Start DATA SHOWN
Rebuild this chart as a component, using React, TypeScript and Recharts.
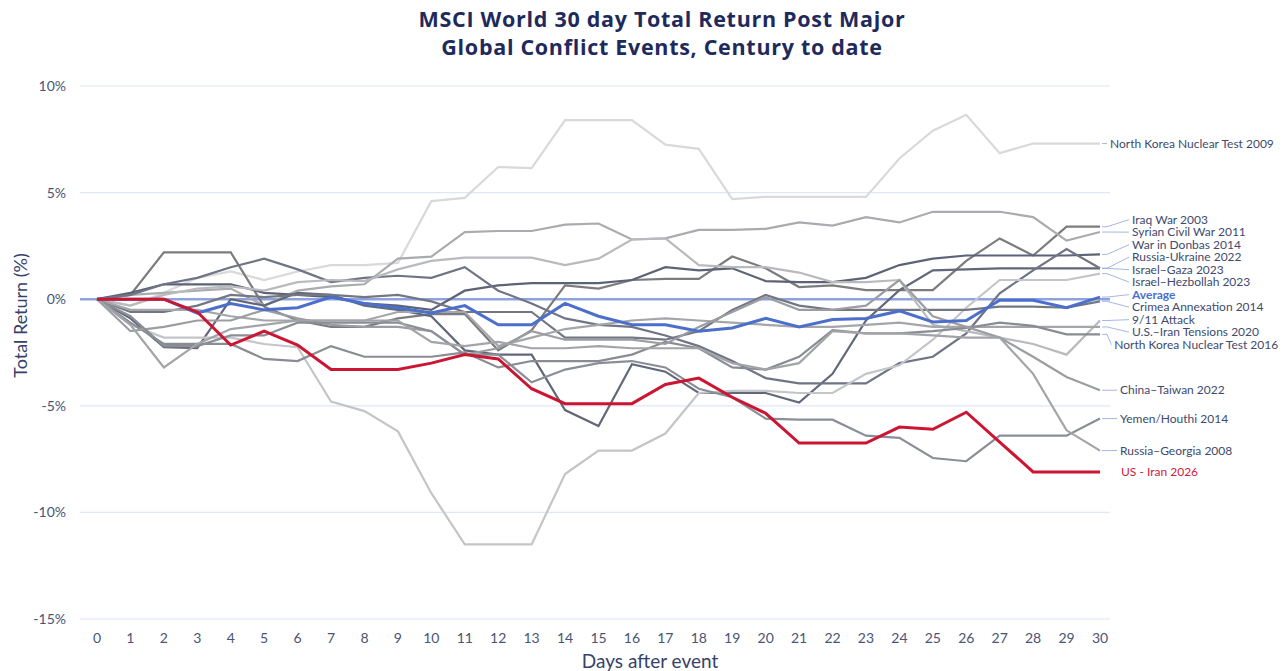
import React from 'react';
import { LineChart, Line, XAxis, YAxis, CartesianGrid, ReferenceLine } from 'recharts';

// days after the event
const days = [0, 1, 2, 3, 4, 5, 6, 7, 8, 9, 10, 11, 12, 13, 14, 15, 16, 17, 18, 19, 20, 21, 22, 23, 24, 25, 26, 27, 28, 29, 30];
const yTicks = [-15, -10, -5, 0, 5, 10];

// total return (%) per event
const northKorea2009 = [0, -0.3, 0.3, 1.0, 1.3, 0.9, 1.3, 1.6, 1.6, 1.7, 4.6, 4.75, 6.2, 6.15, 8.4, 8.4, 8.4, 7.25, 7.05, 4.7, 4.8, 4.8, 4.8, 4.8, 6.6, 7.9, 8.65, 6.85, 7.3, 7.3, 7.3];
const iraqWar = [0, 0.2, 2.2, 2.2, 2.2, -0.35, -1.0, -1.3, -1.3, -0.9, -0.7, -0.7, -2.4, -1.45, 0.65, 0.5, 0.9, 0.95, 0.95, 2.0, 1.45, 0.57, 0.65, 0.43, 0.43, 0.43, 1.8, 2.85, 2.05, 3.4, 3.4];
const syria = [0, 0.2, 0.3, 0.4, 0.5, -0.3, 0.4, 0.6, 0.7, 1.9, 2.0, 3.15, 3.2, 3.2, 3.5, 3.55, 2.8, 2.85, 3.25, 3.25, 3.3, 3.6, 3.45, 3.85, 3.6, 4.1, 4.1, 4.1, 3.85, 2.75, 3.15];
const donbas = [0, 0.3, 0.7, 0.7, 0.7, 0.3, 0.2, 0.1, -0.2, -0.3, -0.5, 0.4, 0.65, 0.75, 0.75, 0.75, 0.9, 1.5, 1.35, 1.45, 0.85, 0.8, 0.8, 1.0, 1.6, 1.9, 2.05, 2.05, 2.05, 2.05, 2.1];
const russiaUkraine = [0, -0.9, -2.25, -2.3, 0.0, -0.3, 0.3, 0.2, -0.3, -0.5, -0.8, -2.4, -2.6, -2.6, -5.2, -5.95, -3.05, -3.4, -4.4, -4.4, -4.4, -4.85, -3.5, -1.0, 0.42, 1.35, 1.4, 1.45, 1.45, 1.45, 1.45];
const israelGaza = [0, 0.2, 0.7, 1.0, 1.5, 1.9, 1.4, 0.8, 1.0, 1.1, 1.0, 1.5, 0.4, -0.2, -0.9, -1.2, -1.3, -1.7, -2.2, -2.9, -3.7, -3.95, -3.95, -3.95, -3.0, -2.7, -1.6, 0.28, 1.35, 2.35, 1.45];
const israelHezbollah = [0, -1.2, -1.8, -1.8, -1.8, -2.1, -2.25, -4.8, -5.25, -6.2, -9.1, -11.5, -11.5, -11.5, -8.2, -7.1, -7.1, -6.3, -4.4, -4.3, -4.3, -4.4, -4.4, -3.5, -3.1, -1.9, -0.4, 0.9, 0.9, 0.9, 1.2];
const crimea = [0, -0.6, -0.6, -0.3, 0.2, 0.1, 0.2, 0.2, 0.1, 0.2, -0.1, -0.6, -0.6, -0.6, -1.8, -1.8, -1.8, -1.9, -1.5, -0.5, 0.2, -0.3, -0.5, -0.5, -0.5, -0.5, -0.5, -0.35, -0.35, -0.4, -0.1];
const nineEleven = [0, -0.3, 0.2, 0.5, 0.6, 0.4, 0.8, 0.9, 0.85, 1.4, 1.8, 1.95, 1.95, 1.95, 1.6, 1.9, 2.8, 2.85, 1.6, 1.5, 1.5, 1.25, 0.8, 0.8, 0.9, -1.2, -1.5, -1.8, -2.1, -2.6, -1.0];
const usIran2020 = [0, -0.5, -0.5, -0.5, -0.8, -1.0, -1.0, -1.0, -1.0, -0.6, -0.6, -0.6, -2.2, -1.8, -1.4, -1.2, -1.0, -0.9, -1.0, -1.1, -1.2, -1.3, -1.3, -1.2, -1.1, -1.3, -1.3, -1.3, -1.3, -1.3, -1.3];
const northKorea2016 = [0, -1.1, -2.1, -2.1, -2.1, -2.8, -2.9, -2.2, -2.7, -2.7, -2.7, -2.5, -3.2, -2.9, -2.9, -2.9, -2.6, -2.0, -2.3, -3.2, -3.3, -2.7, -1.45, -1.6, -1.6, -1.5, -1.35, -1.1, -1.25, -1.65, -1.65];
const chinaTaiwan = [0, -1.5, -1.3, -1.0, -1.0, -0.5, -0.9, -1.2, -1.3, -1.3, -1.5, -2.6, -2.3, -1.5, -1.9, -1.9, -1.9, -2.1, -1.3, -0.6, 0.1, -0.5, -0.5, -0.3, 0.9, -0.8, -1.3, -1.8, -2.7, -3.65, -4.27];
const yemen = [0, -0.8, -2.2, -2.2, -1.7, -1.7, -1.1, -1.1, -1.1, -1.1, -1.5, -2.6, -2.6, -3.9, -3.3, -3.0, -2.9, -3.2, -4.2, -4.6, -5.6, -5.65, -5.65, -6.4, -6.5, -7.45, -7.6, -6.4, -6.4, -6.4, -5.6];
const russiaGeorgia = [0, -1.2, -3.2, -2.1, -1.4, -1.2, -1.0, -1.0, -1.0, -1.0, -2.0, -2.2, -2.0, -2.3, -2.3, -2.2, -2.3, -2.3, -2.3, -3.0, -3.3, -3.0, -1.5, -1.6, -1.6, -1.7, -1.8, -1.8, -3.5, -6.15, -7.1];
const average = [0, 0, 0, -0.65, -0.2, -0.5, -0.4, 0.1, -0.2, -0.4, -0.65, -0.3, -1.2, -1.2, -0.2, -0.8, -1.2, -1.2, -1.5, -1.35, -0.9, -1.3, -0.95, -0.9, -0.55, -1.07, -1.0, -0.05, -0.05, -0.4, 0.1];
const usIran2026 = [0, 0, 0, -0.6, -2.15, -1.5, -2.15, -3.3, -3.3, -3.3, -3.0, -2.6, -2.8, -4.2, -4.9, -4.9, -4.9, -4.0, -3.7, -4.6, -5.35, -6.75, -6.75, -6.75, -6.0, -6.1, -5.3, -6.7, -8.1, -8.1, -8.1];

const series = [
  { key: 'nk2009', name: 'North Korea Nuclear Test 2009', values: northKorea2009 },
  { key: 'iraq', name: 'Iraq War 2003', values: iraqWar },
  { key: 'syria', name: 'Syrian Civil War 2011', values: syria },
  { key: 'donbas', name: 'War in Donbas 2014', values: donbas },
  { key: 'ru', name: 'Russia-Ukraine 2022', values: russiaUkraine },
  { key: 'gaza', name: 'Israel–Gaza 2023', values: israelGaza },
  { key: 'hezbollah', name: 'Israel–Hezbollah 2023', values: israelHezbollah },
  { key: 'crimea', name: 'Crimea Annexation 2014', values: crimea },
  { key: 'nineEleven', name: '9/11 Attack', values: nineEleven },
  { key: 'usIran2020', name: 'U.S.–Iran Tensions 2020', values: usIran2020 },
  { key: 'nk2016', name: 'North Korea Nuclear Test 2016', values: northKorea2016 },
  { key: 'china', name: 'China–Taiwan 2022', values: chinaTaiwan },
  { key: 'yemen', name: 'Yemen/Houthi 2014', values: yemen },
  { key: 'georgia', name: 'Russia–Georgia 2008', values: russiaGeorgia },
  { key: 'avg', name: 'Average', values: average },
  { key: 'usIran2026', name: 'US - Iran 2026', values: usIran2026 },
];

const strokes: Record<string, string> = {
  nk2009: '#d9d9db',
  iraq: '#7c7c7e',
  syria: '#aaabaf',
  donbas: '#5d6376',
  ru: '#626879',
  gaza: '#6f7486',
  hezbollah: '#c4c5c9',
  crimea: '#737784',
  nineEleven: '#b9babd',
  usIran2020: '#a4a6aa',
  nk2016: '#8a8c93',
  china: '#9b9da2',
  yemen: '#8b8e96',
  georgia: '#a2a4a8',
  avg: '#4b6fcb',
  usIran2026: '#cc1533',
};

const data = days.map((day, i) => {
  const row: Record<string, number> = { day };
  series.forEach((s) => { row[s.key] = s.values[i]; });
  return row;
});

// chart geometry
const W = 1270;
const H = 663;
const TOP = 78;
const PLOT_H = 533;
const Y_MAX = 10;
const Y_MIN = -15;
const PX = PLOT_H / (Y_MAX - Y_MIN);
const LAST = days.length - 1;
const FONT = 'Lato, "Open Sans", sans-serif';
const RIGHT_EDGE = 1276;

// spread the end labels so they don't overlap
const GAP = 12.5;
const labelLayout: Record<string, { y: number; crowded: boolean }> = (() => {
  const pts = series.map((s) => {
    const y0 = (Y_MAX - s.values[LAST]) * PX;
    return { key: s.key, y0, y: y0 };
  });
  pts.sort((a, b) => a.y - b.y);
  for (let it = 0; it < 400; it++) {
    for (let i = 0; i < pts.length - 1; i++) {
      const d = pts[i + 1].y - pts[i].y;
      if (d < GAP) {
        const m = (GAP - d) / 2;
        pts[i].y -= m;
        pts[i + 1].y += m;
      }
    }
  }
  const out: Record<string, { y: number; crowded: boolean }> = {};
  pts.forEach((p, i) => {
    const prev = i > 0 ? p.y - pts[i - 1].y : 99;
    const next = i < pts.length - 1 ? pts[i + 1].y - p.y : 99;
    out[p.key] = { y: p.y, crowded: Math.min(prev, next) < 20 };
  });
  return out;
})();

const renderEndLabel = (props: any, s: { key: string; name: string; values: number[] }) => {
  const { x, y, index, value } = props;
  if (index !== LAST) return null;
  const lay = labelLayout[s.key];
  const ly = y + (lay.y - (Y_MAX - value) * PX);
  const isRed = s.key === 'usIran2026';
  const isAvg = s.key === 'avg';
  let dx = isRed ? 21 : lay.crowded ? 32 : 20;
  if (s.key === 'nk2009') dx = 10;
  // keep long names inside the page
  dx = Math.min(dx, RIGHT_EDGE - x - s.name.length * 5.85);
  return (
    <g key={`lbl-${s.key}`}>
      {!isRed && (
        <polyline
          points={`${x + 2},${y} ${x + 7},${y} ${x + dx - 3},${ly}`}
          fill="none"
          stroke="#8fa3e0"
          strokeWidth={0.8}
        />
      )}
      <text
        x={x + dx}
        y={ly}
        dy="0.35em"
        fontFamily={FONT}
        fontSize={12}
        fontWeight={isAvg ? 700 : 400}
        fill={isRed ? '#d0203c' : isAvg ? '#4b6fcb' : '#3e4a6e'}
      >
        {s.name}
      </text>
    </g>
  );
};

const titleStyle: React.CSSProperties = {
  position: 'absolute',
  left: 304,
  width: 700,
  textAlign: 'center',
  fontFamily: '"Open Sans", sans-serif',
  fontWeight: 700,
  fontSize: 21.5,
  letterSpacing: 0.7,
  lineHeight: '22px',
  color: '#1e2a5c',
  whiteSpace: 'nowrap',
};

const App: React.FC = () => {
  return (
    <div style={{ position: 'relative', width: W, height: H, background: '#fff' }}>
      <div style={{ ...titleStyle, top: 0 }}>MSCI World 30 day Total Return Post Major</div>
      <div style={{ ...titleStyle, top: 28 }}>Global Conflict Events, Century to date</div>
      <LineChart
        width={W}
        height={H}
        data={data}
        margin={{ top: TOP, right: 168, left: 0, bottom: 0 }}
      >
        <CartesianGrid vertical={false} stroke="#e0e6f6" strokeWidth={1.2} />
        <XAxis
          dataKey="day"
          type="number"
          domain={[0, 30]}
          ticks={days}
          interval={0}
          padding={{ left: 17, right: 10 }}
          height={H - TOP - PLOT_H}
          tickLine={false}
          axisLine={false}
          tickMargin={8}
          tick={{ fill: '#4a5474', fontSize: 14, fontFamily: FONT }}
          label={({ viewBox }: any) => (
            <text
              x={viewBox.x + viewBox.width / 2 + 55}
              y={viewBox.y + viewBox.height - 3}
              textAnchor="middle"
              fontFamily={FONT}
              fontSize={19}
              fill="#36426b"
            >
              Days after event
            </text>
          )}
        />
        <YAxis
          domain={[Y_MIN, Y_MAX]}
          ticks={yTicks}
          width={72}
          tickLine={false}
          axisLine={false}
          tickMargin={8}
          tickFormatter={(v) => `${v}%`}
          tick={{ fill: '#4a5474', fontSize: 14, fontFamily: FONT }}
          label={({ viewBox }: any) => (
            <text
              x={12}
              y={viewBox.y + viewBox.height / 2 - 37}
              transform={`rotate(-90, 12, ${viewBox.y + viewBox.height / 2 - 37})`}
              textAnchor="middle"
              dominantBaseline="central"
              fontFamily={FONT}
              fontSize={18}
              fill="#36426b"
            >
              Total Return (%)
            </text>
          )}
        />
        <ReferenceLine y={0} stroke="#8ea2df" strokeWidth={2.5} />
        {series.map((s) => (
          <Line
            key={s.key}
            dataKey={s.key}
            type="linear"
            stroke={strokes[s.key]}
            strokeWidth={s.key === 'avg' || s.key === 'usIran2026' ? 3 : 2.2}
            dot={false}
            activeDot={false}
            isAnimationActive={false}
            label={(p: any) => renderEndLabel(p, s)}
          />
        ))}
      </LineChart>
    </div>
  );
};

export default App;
End DATA SHOWN
Start DATA SHOWN
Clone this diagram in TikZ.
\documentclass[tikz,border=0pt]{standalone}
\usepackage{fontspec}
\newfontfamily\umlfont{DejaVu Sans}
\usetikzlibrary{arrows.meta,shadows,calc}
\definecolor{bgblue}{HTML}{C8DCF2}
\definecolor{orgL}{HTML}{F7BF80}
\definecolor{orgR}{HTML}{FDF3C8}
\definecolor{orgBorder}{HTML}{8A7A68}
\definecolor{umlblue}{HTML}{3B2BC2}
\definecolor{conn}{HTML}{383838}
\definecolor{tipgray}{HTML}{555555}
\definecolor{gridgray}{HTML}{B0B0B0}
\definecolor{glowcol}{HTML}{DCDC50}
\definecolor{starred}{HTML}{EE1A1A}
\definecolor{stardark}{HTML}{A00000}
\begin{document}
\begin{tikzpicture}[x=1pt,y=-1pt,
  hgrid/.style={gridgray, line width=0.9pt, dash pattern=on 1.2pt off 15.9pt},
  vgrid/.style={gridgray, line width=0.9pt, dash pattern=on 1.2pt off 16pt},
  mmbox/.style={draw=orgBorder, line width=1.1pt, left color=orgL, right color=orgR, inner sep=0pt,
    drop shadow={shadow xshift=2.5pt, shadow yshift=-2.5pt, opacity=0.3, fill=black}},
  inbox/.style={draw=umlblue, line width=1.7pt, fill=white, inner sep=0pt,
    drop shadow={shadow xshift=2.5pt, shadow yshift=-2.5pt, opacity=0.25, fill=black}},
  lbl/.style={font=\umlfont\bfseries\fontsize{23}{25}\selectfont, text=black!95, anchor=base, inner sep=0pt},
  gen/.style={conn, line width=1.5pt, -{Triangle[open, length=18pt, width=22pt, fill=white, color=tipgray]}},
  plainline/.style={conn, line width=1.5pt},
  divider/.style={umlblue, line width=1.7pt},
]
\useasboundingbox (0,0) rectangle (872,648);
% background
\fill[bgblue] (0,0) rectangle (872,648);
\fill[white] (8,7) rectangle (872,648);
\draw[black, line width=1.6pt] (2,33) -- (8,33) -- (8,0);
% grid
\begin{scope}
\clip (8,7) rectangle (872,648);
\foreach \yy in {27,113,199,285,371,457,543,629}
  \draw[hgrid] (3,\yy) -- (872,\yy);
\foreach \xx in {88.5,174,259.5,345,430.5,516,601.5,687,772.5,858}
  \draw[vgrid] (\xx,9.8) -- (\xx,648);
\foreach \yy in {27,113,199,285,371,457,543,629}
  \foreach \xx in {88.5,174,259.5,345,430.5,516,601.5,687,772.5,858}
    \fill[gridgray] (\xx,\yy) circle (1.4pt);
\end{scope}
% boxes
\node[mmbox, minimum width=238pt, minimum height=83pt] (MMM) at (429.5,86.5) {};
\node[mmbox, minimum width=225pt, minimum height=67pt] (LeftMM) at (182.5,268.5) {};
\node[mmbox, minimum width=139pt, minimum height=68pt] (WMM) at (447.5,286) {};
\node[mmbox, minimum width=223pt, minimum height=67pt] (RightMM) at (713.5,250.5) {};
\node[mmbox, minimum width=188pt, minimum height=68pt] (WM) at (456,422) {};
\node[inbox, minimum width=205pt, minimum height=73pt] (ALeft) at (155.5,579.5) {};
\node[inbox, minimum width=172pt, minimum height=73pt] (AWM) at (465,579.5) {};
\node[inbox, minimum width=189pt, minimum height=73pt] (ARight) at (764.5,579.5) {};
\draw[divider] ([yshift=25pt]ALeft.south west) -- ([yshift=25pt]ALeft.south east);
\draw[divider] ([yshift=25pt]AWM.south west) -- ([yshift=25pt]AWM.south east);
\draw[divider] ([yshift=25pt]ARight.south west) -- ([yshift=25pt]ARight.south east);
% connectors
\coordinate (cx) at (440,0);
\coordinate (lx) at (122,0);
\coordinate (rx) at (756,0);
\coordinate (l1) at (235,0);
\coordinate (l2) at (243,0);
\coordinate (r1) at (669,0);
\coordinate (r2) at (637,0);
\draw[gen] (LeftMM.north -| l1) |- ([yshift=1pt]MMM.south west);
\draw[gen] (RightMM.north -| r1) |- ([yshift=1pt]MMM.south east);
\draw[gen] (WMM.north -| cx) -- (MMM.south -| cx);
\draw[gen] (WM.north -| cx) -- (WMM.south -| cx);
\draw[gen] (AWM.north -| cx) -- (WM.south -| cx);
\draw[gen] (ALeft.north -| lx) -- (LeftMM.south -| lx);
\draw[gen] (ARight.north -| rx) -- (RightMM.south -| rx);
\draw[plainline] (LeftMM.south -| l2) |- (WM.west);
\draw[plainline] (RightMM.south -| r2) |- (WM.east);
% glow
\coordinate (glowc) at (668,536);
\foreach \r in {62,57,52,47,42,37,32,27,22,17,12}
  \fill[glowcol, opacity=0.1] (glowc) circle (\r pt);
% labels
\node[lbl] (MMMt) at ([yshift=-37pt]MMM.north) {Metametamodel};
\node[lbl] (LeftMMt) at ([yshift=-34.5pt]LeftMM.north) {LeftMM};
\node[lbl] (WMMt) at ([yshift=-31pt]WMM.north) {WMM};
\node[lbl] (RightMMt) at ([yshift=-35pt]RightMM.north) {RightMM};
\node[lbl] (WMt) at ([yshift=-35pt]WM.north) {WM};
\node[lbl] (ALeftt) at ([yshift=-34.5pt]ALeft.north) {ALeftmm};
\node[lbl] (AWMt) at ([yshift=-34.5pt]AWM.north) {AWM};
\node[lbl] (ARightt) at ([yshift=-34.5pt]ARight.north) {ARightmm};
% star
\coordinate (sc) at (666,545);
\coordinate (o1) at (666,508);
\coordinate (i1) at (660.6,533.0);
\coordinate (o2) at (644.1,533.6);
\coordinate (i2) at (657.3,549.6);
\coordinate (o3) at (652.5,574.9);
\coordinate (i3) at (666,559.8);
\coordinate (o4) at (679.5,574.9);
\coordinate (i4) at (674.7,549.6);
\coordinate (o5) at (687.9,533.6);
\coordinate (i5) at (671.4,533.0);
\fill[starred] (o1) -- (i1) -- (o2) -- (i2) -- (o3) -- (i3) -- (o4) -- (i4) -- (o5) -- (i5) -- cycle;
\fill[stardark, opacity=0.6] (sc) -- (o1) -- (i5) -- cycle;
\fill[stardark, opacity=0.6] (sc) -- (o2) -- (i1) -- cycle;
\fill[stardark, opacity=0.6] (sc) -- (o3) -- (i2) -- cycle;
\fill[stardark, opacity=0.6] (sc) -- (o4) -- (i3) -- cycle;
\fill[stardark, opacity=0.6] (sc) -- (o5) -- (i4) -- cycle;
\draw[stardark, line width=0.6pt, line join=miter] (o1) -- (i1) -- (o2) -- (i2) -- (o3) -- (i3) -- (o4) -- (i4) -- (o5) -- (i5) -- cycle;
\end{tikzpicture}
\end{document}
End DATA SHOWN
Start DATA SHOWN
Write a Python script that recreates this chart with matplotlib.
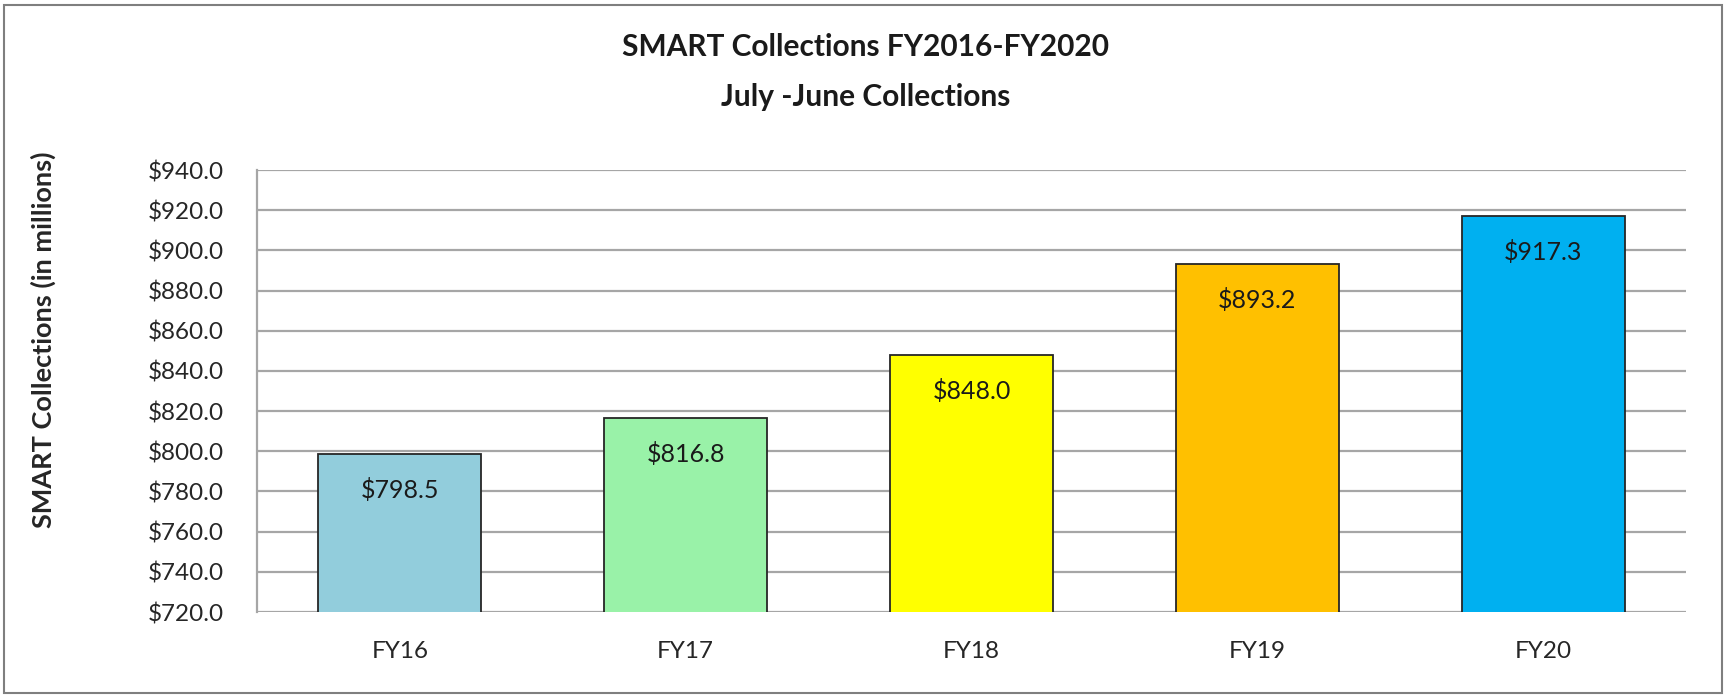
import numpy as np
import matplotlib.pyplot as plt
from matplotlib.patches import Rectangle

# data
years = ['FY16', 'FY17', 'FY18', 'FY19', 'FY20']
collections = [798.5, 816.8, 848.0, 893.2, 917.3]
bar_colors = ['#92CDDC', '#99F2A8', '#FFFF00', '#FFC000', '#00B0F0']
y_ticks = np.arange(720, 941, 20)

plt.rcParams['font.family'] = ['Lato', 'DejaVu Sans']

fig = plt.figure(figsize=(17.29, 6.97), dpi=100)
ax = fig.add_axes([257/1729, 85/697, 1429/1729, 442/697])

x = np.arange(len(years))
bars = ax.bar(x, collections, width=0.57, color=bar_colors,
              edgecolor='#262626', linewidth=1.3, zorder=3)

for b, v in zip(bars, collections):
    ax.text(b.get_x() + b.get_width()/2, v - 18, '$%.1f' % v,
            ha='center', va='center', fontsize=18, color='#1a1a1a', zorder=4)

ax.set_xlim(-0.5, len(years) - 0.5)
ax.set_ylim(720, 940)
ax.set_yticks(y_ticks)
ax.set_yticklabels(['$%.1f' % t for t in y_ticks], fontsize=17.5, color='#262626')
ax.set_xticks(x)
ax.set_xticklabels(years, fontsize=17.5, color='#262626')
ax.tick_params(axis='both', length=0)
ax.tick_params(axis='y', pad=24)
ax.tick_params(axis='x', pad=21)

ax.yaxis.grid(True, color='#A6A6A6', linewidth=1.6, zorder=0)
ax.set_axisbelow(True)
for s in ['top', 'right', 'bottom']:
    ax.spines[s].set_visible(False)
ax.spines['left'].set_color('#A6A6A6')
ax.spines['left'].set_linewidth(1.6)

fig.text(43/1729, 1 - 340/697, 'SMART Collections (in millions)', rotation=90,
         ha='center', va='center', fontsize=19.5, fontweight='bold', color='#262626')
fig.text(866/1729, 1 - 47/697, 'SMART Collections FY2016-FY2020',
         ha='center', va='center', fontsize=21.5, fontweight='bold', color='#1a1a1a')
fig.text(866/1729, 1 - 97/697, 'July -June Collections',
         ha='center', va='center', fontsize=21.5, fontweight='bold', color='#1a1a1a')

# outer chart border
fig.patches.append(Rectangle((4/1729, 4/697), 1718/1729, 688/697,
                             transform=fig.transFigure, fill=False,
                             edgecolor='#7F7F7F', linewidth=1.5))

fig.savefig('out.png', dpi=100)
End DATA SHOWN
== STATED PROBLEM ==
Reproduce the data above exactly, but only from the line containing "Rebuild this chart" through the line containing "const yTicks = [-15, -10, -5, 0, 5, 10];"; skip the pictures.

== TASK OUTPUT ==
Rebuild this chart as a component, using React, TypeScript and Recharts.
import React from 'react';
import { LineChart, Line, XAxis, YAxis, CartesianGrid, ReferenceLine } from 'recharts';

// days after the event
const days = [0, 1, 2, 3, 4, 5, 6, 7, 8, 9, 10, 11, 12, 13, 14, 15, 16, 17, 18, 19, 20, 21, 22, 23, 24, 25, 26, 27, 28, 29, 30];
const yTicks = [-15, -10, -5, 0, 5, 10];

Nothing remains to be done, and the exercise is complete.